Tag Archives: Weight Watchers

I joined Weight Watchers today.

I had to do something.  I’ve put on so much weight and for a year and a half, if not longer, I said I would lose it.  Instead, I keep putting on more.  So many of my clothes don’t fit and the few that do look terrible because of the weight and fat/inches.

I needed to do something that would make me stay on target; spending even this little bit of money and knowing I’m held accountable each week is a great start.  Hopefully, I will get my will power kick started again.

I once lost 40 pounds and looked fantastic.  I made myself a promise that I would never return to that person that I was.  But I did.  It doesn’t matter why, what’s important is that I did this again to myself.  I don’t feel good, not in my self-image or in health.

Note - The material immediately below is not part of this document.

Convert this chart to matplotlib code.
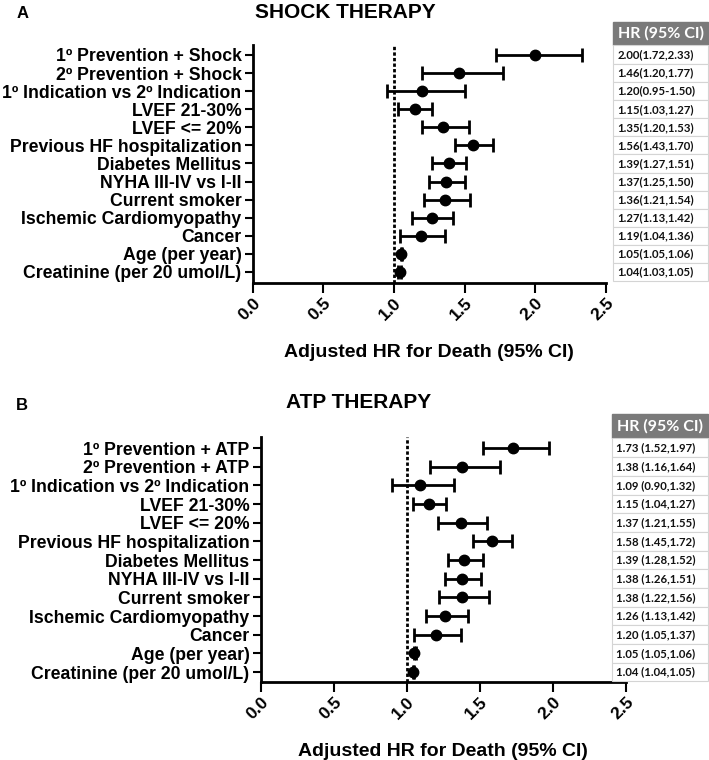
import matplotlib
matplotlib.use("Agg")
import matplotlib.pyplot as plt
from matplotlib.patches import Rectangle

plt.rcParams["font.family"] = ["Liberation Sans", "DejaVu Sans"]

labels_shock = [
    "1º Prevention + Shock",
    "2º Prevention + Shock",
    "1º Indication vs 2º Indication",
    "LVEF 21-30%",
    "LVEF <= 20%",
    "Previous HF hospitalization",
    "Diabetes Mellitus",
    "NYHA III-IV vs I-II",
    "Current smoker",
    "Ischemic Cardiomyopathy",
    "Cancer",
    "Age (per year)",
    "Creatinine (per 20 umol/L)",
]
hr_shock = [2.00, 1.46, 1.20, 1.15, 1.35, 1.56, 1.39, 1.37, 1.36, 1.27, 1.19, 1.05, 1.04]
lo_shock = [1.72, 1.20, 0.95, 1.03, 1.20, 1.43, 1.27, 1.25, 1.21, 1.13, 1.04, 1.05, 1.03]
hi_shock = [2.33, 1.77, 1.50, 1.27, 1.53, 1.70, 1.51, 1.50, 1.54, 1.42, 1.36, 1.06, 1.05]
table_shock = [
    "2.00(1.72,2.33)", "1.46(1.20,1.77)", "1.20(0.95-1.50)", "1.15(1.03,1.27)",
    "1.35(1.20,1.53)", "1.56(1.43,1.70)", "1.39(1.27,1.51)", "1.37(1.25,1.50)",
    "1.36(1.21,1.54)", "1.27(1.13,1.42)", "1.19(1.04,1.36)", "1.05(1.05,1.06)",
    "1.04(1.03,1.05)",
]

labels_atp = [
    "1º Prevention + ATP",
    "2º Prevention + ATP",
    "1º Indication vs 2º Indication",
    "LVEF 21-30%",
    "LVEF <= 20%",
    "Previous HF hospitalization",
    "Diabetes Mellitus",
    "NYHA III-IV vs I-II",
    "Current smoker",
    "Ischemic Cardiomyopathy",
    "Cancer",
    "Age (per year)",
    "Creatinine (per 20 umol/L)",
]
hr_atp = [1.73, 1.38, 1.09, 1.15, 1.37, 1.58, 1.39, 1.38, 1.38, 1.26, 1.20, 1.05, 1.04]
lo_atp = [1.52, 1.16, 0.90, 1.04, 1.21, 1.45, 1.28, 1.26, 1.22, 1.13, 1.05, 1.05, 1.04]
hi_atp = [1.97, 1.64, 1.32, 1.27, 1.55, 1.72, 1.52, 1.51, 1.56, 1.42, 1.37, 1.06, 1.05]
table_atp = [
    "1.73 (1.52,1.97)", "1.38 (1.16,1.64)", "1.09 (0.90,1.32)", "1.15 (1.04,1.27)",
    "1.37 (1.21,1.55)", "1.58 (1.45,1.72)", "1.39 (1.28,1.52)", "1.38 (1.26,1.51)",
    "1.38 (1.22,1.56)", "1.26 (1.13,1.42)", "1.20 (1.05,1.37)", "1.05 (1.05,1.06)",
    "1.04 (1.04,1.05)",
]

xticks = [0.0, 0.5, 1.0, 1.5, 2.0, 2.5]
W, H = 709, 760


def fpos(x0, y0, x1, y1):
    # pixel box -> figure fraction
    return [x0 / W, 1 - y1 / H, (x1 - x0) / W, (y1 - y0) / H]


def forest(fig, box, labels, hr, lo, hi, ylim):
    ax = fig.add_axes(fpos(*box))
    y = list(range(len(labels)))
    xerr = [[h - l for h, l in zip(hr, lo)], [u - h for h, u in zip(hr, hi)]]
    ax.errorbar(hr, y, xerr=xerr, fmt="o", color="black", ms=7.5,
                elinewidth=2, capsize=5, capthick=2, zorder=3)
    ax.axvline(1.0, color="black", lw=2, ls=(0, (1.2, 0.8)), zorder=1)
    ax.set_ylim(*ylim)
    ax.set_xlim(0, 2.5)
    ax.set_yticks(y)
    ax.set_yticklabels(labels, fontsize=12.7, fontweight="bold")
    ax.set_xticks(xticks)
    ax.set_xticklabels([f"{t:.1f}" for t in xticks], fontsize=12.5,
                       fontweight="bold", rotation=45, ha="right",
                       va="top", rotation_mode="anchor")
    for s in ["top", "right"]:
        ax.spines[s].set_visible(False)
    for s in ["left", "bottom"]:
        ax.spines[s].set_linewidth(2)
    ax.tick_params(axis="both", width=1.5, length=6, pad=2)
    ax.tick_params(axis="x", length=7)
    ax.set_xlabel("Adjusted HR for Death (95% CI)", fontsize=14,
                  fontweight="bold", labelpad=15)
    return ax


def table(fig, box, texts, ylim):
    ax = fig.add_axes(fpos(*box))
    ax.set_xlim(0, 1)
    ax.set_ylim(*ylim)
    ax.axis("off")
    ax.add_patch(Rectangle((0, -1.8), 1, 1.25, facecolor="#7a7a7a",
                           edgecolor="#7a7a7a", clip_on=False))
    ax.text(0.5, -1.17, "HR (95% CI)", color="white", fontsize=11.5,
            fontweight="bold", family=["Lato", "DejaVu Sans"],
            ha="center", va="center", clip_on=False)
    for i, t in enumerate(texts):
        top = -0.55 if i == 0 else i - 0.5
        ax.add_patch(Rectangle((0, top), 1, i + 0.5 - top, facecolor="white",
                               edgecolor="#d4d4d4", lw=0.8, clip_on=False))
        ax.text(0.045, i, t, fontsize=8.2, fontweight="bold",
                family=["Lato", "DejaVu Sans"], color="#111111",
                ha="left", va="center", clip_on=False)


fig = plt.figure(figsize=(7.09, 7.60), dpi=100)

ylim_a = (12.61, -0.55)
forest(fig, (252.7, 45, 606, 283), labels_shock, hr_shock, lo_shock, hi_shock, ylim_a)
table(fig, (613, 45, 708, 283), table_shock, ylim_a)

ylim_b = (12.53, -0.59)
forest(fig, (260.7, 437, 626, 682), labels_atp, hr_atp, lo_atp, hi_atp, ylim_b)
table(fig, (612, 437, 708, 682), table_atp, ylim_b)

fig.text(23 / W, 1 - 13 / H, "A", fontsize=12, fontweight="bold",
         ha="center", va="center")
fig.text(22 / W, 1 - 405 / H, "B", fontsize=12, fontweight="bold",
         ha="center", va="center")
fig.text(255 / W, 1 - 13 / H, "SHOCK THERAPY", fontsize=15,
         fontweight="bold", ha="left", va="center")
fig.text(286 / W, 1 - 402 / H, "ATP THERAPY", fontsize=15,
         fontweight="bold", ha="left", va="center")

fig.savefig("out.png", dpi=100)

Now, I am climbing back on a path of treating myself better: eating better and working out again.  Not being lazy or letting my activities interfere – using them as excuses of why I can’t do it right now.  My mom had kids and a husband at home, worked full time, was a Scout leader with a full schedule, and did other things too, but she got on Weight Watchers when I was a kid and lost her weight.   If she can do it with all the things in her life, I can too.  My dad supported her in it and in later years, I would.  It makes a difference; even so, it has to start in your own head.

I have to say that I’ve unofficially joined Weight Watchers.  The woman who handles our group at work has put me off for 3 weeks now.  At first, she had all her paperwork put away and asked me to come back after the holiday weekend.  Today, she was out because of a death in the family and the other person forgot I was joining, so she didn’t have the right paperwork.  I insisted on being weighed anyway so I can get going instead of saying “soon, soon, I’ll do something soon….”

I have to lose 25 pounds. And as the first hurdle, someone brought Munchkins to the office.   Plus, I have a Christening party on Sunday, a birthday get together next week…

So here I go.  Already wavering, but already sticking to it.

“Fasten your seat belts. It’s going to be a bumpy night!”